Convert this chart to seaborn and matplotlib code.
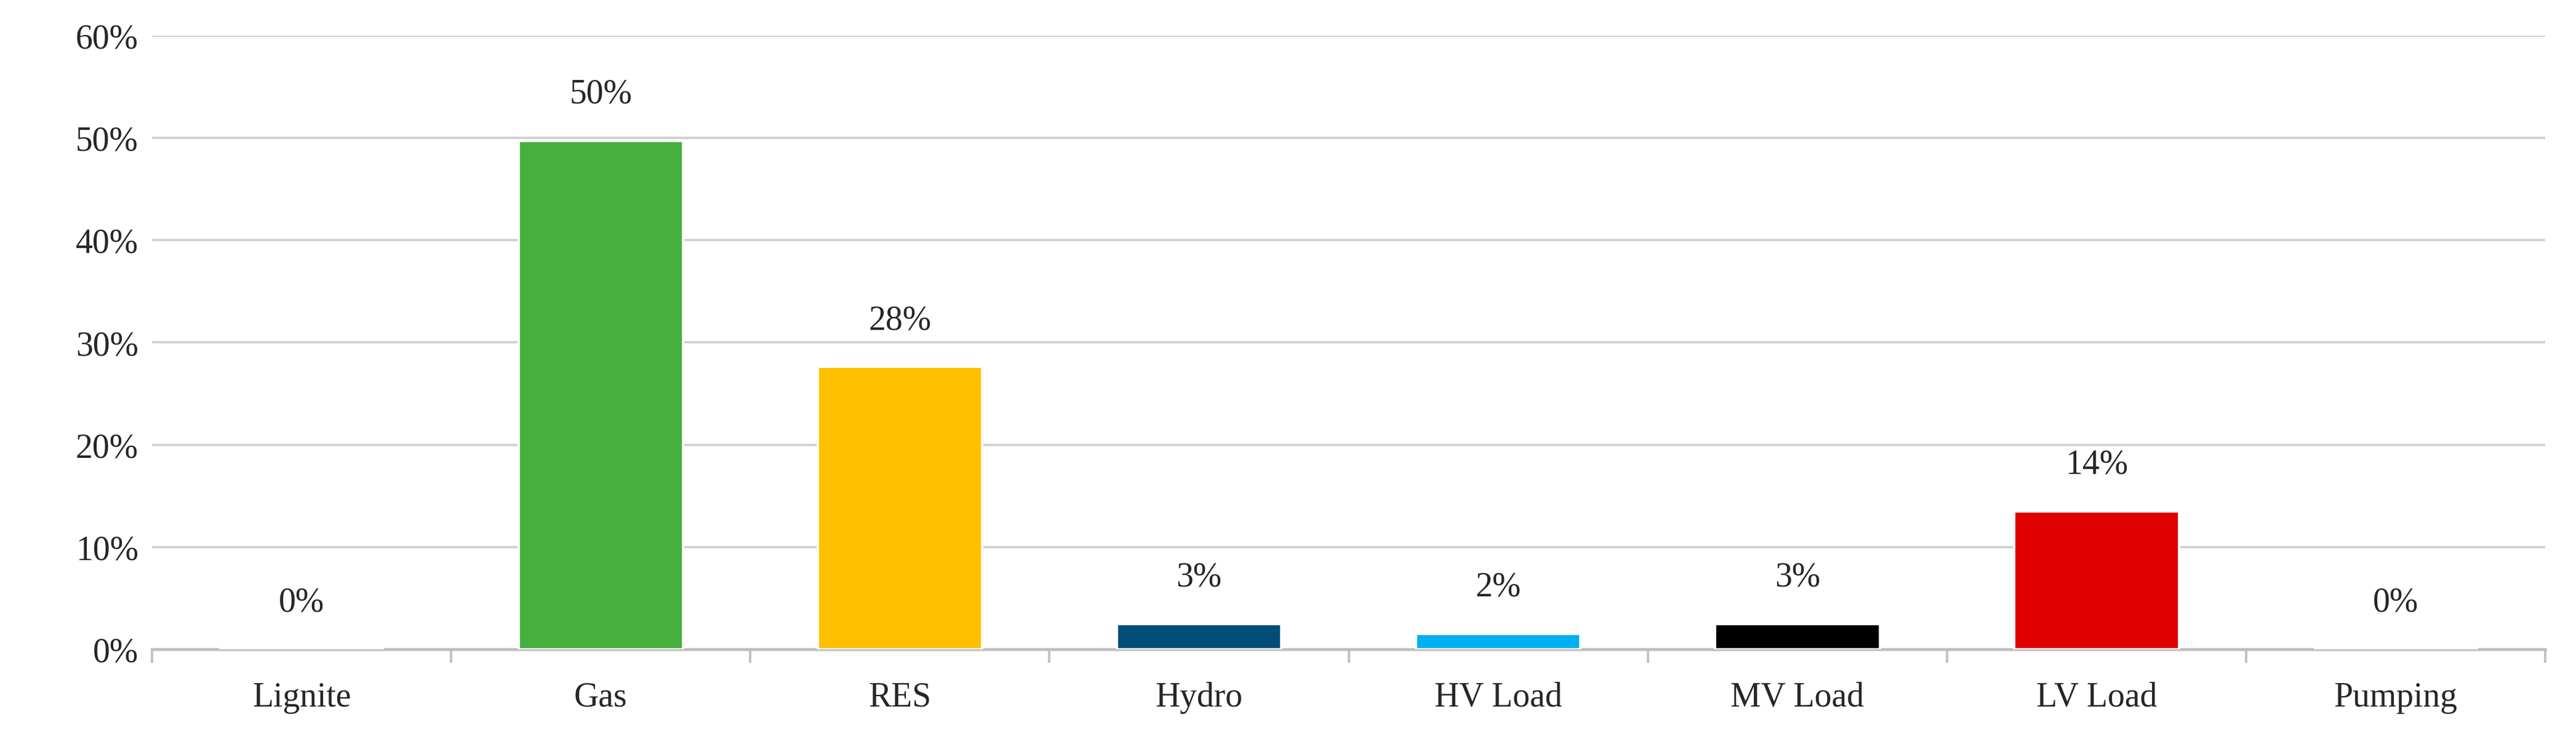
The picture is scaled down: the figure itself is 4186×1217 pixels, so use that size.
import matplotlib
matplotlib.use("Agg")
import matplotlib.pyplot as plt
import seaborn as sns
import pandas as pd
import numpy as np
from matplotlib.ticker import FixedLocator

categories = ["Lignite", "Gas", "RES", "Hydro", "HV Load", "MV Load", "LV Load", "Pumping"]
values = [0.0, 49.7, 27.6, 2.5, 1.5, 2.5, 13.5, 0.0]
labels = ["0%", "50%", "28%", "3%", "2%", "3%", "14%", "0%"]
colors = ["#7f7f7f", "#46b03e", "#ffc000", "#004d7a", "#00b0f0", "#000000", "#e00000", "#7f7f7f"]
yticks = [0, 10, 20, 30, 40, 50, 60]

sns.set_theme(style="white")
plt.rcParams['font.family'] = ['Liberation Serif', 'DejaVu Serif']

df = pd.DataFrame({"cat": categories, "val": values})
fig, ax = plt.subplots(figsize=(15.68, 4.56), dpi=267)
fig.subplots_adjust(left=0.059, right=0.988, top=0.952, bottom=0.133)
sns.barplot(data=df, x="cat", y="val", hue="cat", palette=colors, legend=False,
            width=0.55, ax=ax, saturation=1, zorder=3)
ax.set_ylim(0, 60)
ax.set_xlim(-0.5, len(categories) - 0.5)
ax.set_yticks(yticks)
ax.set_yticklabels([f"{v}%" for v in yticks], fontsize=15)
ax.grid(axis="y", color="#d0d0d0", linewidth=1, zorder=0)
ax.set_xlabel("")
ax.set_ylabel("")
ax.tick_params(axis="x", labelsize=15, length=0, pad=14)
ax.tick_params(axis="y", length=0, pad=6)
for s in ["top", "right", "left"]:
    ax.spines[s].set_visible(False)
ax.spines["bottom"].set_color("#bfbfbf")
ax.xaxis.set_minor_locator(FixedLocator(np.arange(-0.5, len(categories), 1)))
ax.tick_params(axis="x", which="minor", length=6, color="#bfbfbf", bottom=True)
for i, (v, l) in enumerate(zip(values, labels)):
    ax.text(i, v + 3, l, ha="center", va="bottom", fontsize=15)
fig.savefig("out.png")
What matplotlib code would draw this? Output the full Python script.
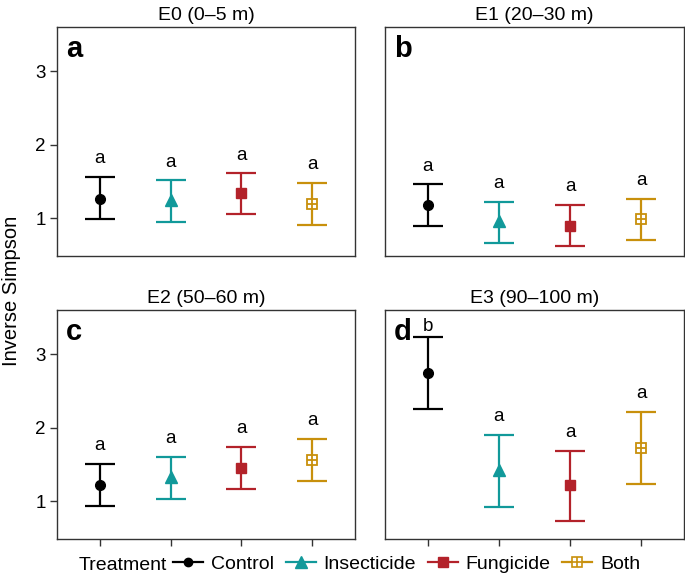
import matplotlib.pyplot as plt
from matplotlib.lines import Line2D
from matplotlib.legend_handler import HandlerTuple

plt.rcParams['font.family'] = ['Liberation Sans', 'DejaVu Sans']

""" Data """

treatments = ['Control', 'Insecticide', 'Fungicide', 'Both']
panels = ['a', 'b', 'c', 'd']
titles = ['E0 (0\u20135 m)', 'E1 (20\u201330 m)', 'E2 (50\u201360 m)', 'E3 (90\u2013100 m)']

means = [[1.27, 1.25, 1.34, 1.20],
         [1.18, 0.96, 0.90, 0.99],
         [1.22, 1.33, 1.45, 1.56],
         [2.74, 1.43, 1.22, 1.73]]
upper = [[1.56, 1.52, 1.62, 1.48],
         [1.47, 1.23, 1.18, 1.27],
         [1.51, 1.60, 1.74, 1.85],
         [3.23, 1.90, 1.69, 2.22]]
lower = [[0.99, 0.95, 1.06, 0.91],
         [0.90, 0.66, 0.62, 0.71],
         [0.94, 1.03, 1.17, 1.28],
         [2.26, 0.93, 0.73, 1.24]]
letters = [['a', 'a', 'a', 'a'],
           ['a', 'a', 'a', 'a'],
           ['a', 'a', 'a', 'a'],
           ['b', 'a', 'a', 'a']]
letter_y = [[1.75, 1.70, 1.80, 1.67],
            [1.65, 1.42, 1.37, 1.46],
            [1.70, 1.79, 1.93, 2.04],
            [3.32, 2.09, 1.88, 2.40]]

colors = ['#000000', '#11999A', '#B3222A', '#C8900C']

""" Plot """

fig = plt.figure(figsize=(6.85, 5.76), dpi=100)
W, H = 685.0, 576.0
boxes = [(57, 27, 355, 256), (385, 27, 684, 256),
         (57, 310, 355, 539), (385, 310, 684, 539)]


def draw_marker(ax, x, y, i, c):
    if i == 0:
        ax.plot(x, y, 'o', color=c, ms=7, zorder=4)
    elif i == 1:
        ax.plot(x, y, '^', color=c, ms=9, zorder=4)
    elif i == 2:
        ax.plot(x, y, 's', color=c, ms=7, zorder=4)
    else:
        ax.plot(x, y, 's', mfc='white', mec=c, mew=1.3, ms=7.5, zorder=4)
        ax.plot(x, y, '+', color=c, mew=1.3, ms=7.5, zorder=5)


for p in range(4):
    l, t, r, b = boxes[p]
    ax = fig.add_axes([l / W, 1 - b / H, (r - l) / W, (b - t) / H])
    for i in range(4):
        c = colors[i]
        x = i + 1
        ax.errorbar(x, means[p][i],
                    yerr=[[means[p][i] - lower[p][i]], [upper[p][i] - means[p][i]]],
                    fmt='none', ecolor=c, elinewidth=1.6, capsize=11, capthick=1.6, zorder=3)
        draw_marker(ax, x, means[p][i], i, c)
        ax.text(x, letter_y[p][i], letters[p][i], ha='center', va='baseline', fontsize=13.5)
    ax.set_xlim(0.4, 4.6)
    ax.set_ylim(0.49, 3.60)
    ax.set_yticks([1, 2, 3])
    if p < 2:
        ax.set_xticks([])
    else:
        ax.set_xticks([1, 2, 3, 4])
        ax.set_xticklabels([])
    for s in ax.spines.values():
        s.set_color('#333333')
        s.set_linewidth(1.0)
    ax.tick_params(direction='out', length=5, width=1.0, color='#333333', labelsize=13.5, pad=3)
    if p % 2 == 1:
        ax.set_yticklabels([])
        ax.tick_params(axis='y', left=False)
    ax.set_title(titles[p], fontsize=14, pad=5)
    ax.text(0.03, 0.965, panels[p], transform=ax.transAxes, fontsize=21,
            fontweight='bold', ha='left', va='top')

fig.text(12 / W, 1 - 291 / H, 'Inverse Simpson', rotation=90, ha='center', va='center', fontsize=14.5)

handles = []
for i in range(4):
    c = colors[i]
    ln = Line2D([], [], color=c, lw=1.6)
    if i == 0:
        handles.append((ln, Line2D([], [], marker='o', color=c, ls='none', ms=6)))
    elif i == 1:
        handles.append((ln, Line2D([], [], marker='^', color=c, ls='none', ms=8)))
    elif i == 2:
        handles.append((ln, Line2D([], [], marker='s', color=c, ls='none', ms=6.5)))
    else:
        handles.append((ln,
                        Line2D([], [], marker='s', mfc='white', mec=c, mew=1.2, ls='none', ms=7),
                        Line2D([], [], marker='+', color=c, mew=1.2, ls='none', ms=7)))

ly = 1 - 564 / H
fig.text(79 / W, 1 - 565.5 / H, 'Treatment', ha='left', va='center', fontsize=14)
fig.legend(handles, treatments, loc='center left', bbox_to_anchor=(173 / W, ly),
           ncol=4, frameon=False, fontsize=14, borderpad=0, borderaxespad=0,
           handler_map={tuple: HandlerTuple(ndivide=1, pad=0)},
           handlelength=1.55, handletextpad=0.4, columnspacing=0.6)

fig.savefig('out.png', dpi=100)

+++

**EXERCISE:**
Give all the entries again exactly, dropping each picture.

**FULL OUTPUT:**
Convert this chart to seaborn and matplotlib code.
The picture is scaled down: the figure itself is 4186×1217 pixels, so use that size.
import matplotlib
matplotlib.use("Agg")
import matplotlib.pyplot as plt
import seaborn as sns
import pandas as pd
import numpy as np
from matplotlib.ticker import FixedLocator

categories = ["Lignite", "Gas", "RES", "Hydro", "HV Load", "MV Load", "LV Load", "Pumping"]
values = [0.0, 49.7, 27.6, 2.5, 1.5, 2.5, 13.5, 0.0]
labels = ["0%", "50%", "28%", "3%", "2%", "3%", "14%", "0%"]
colors = ["#7f7f7f", "#46b03e", "#ffc000", "#004d7a", "#00b0f0", "#000000", "#e00000", "#7f7f7f"]
yticks = [0, 10, 20, 30, 40, 50, 60]

sns.set_theme(style="white")
plt.rcParams['font.family'] = ['Liberation Serif', 'DejaVu Serif']

df = pd.DataFrame({"cat": categories, "val": values})
fig, ax = plt.subplots(figsize=(15.68, 4.56), dpi=267)
fig.subplots_adjust(left=0.059, right=0.988, top=0.952, bottom=0.133)
sns.barplot(data=df, x="cat", y="val", hue="cat", palette=colors, legend=False,
            width=0.55, ax=ax, saturation=1, zorder=3)
ax.set_ylim(0, 60)
ax.set_xlim(-0.5, len(categories) - 0.5)
ax.set_yticks(yticks)
ax.set_yticklabels([f"{v}%" for v in yticks], fontsize=15)
ax.grid(axis="y", color="#d0d0d0", linewidth=1, zorder=0)
ax.set_xlabel("")
ax.set_ylabel("")
ax.tick_params(axis="x", labelsize=15, length=0, pad=14)
ax.tick_params(axis="y", length=0, pad=6)
for s in ["top", "right", "left"]:
    ax.spines[s].set_visible(False)
ax.spines["bottom"].set_color("#bfbfbf")
ax.xaxis.set_minor_locator(FixedLocator(np.arange(-0.5, len(categories), 1)))
ax.tick_params(axis="x", which="minor", length=6, color="#bfbfbf", bottom=True)
for i, (v, l) in enumerate(zip(values, labels)):
    ax.text(i, v + 3, l, ha="center", va="bottom", fontsize=15)
fig.savefig("out.png")
What matplotlib code would draw this? Output the full Python script.
import matplotlib.pyplot as plt
from matplotlib.lines import Line2D
from matplotlib.legend_handler import HandlerTuple

plt.rcParams['font.family'] = ['Liberation Sans', 'DejaVu Sans']

""" Data """

treatments = ['Control', 'Insecticide', 'Fungicide', 'Both']
panels = ['a', 'b', 'c', 'd']
titles = ['E0 (0\u20135 m)', 'E1 (20\u201330 m)', 'E2 (50\u201360 m)', 'E3 (90\u2013100 m)']

means = [[1.27, 1.25, 1.34, 1.20],
         [1.18, 0.96, 0.90, 0.99],
         [1.22, 1.33, 1.45, 1.56],
         [2.74, 1.43, 1.22, 1.73]]
upper = [[1.56, 1.52, 1.62, 1.48],
         [1.47, 1.23, 1.18, 1.27],
         [1.51, 1.60, 1.74, 1.85],
         [3.23, 1.90, 1.69, 2.22]]
lower = [[0.99, 0.95, 1.06, 0.91],
         [0.90, 0.66, 0.62, 0.71],
         [0.94, 1.03, 1.17, 1.28],
         [2.26, 0.93, 0.73, 1.24]]
letters = [['a', 'a', 'a', 'a'],
           ['a', 'a', 'a', 'a'],
           ['a', 'a', 'a', 'a'],
           ['b', 'a', 'a', 'a']]
letter_y = [[1.75, 1.70, 1.80, 1.67],
            [1.65, 1.42, 1.37, 1.46],
            [1.70, 1.79, 1.93, 2.04],
            [3.32, 2.09, 1.88, 2.40]]

colors = ['#000000', '#11999A', '#B3222A', '#C8900C']

""" Plot """

fig = plt.figure(figsize=(6.85, 5.76), dpi=100)
W, H = 685.0, 576.0
boxes = [(57, 27, 355, 256), (385, 27, 684, 256),
         (57, 310, 355, 539), (385, 310, 684, 539)]


def draw_marker(ax, x, y, i, c):
    if i == 0:
        ax.plot(x, y, 'o', color=c, ms=7, zorder=4)
    elif i == 1:
        ax.plot(x, y, '^', color=c, ms=9, zorder=4)
    elif i == 2:
        ax.plot(x, y, 's', color=c, ms=7, zorder=4)
    else:
        ax.plot(x, y, 's', mfc='white', mec=c, mew=1.3, ms=7.5, zorder=4)
        ax.plot(x, y, '+', color=c, mew=1.3, ms=7.5, zorder=5)


for p in range(4):
    l, t, r, b = boxes[p]
    ax = fig.add_axes([l / W, 1 - b / H, (r - l) / W, (b - t) / H])
    for i in range(4):
        c = colors[i]
        x = i + 1
        ax.errorbar(x, means[p][i],
                    yerr=[[means[p][i] - lower[p][i]], [upper[p][i] - means[p][i]]],
                    fmt='none', ecolor=c, elinewidth=1.6, capsize=11, capthick=1.6, zorder=3)
        draw_marker(ax, x, means[p][i], i, c)
        ax.text(x, letter_y[p][i], letters[p][i], ha='center', va='baseline', fontsize=13.5)
    ax.set_xlim(0.4, 4.6)
    ax.set_ylim(0.49, 3.60)
    ax.set_yticks([1, 2, 3])
    if p < 2:
        ax.set_xticks([])
    else:
        ax.set_xticks([1, 2, 3, 4])
        ax.set_xticklabels([])
    for s in ax.spines.values():
        s.set_color('#333333')
        s.set_linewidth(1.0)
    ax.tick_params(direction='out', length=5, width=1.0, color='#333333', labelsize=13.5, pad=3)
    if p % 2 == 1:
        ax.set_yticklabels([])
        ax.tick_params(axis='y', left=False)
    ax.set_title(titles[p], fontsize=14, pad=5)
    ax.text(0.03, 0.965, panels[p], transform=ax.transAxes, fontsize=21,
            fontweight='bold', ha='left', va='top')

fig.text(12 / W, 1 - 291 / H, 'Inverse Simpson', rotation=90, ha='center', va='center', fontsize=14.5)

handles = []
for i in range(4):
    c = colors[i]
    ln = Line2D([], [], color=c, lw=1.6)
    if i == 0:
        handles.append((ln, Line2D([], [], marker='o', color=c, ls='none', ms=6)))
    elif i == 1:
        handles.append((ln, Line2D([], [], marker='^', color=c, ls='none', ms=8)))
    elif i == 2:
        handles.append((ln, Line2D([], [], marker='s', color=c, ls='none', ms=6.5)))
    else:
        handles.append((ln,
                        Line2D([], [], marker='s', mfc='white', mec=c, mew=1.2, ls='none', ms=7),
                        Line2D([], [], marker='+', color=c, mew=1.2, ls='none', ms=7)))

ly = 1 - 564 / H
fig.text(79 / W, 1 - 565.5 / H, 'Treatment', ha='left', va='center', fontsize=14)
fig.legend(handles, treatments, loc='center left', bbox_to_anchor=(173 / W, ly),
           ncol=4, frameon=False, fontsize=14, borderpad=0, borderaxespad=0,
           handler_map={tuple: HandlerTuple(ndivide=1, pad=0)},
           handlelength=1.55, handletextpad=0.4, columnspacing=0.6)

fig.savefig('out.png', dpi=100)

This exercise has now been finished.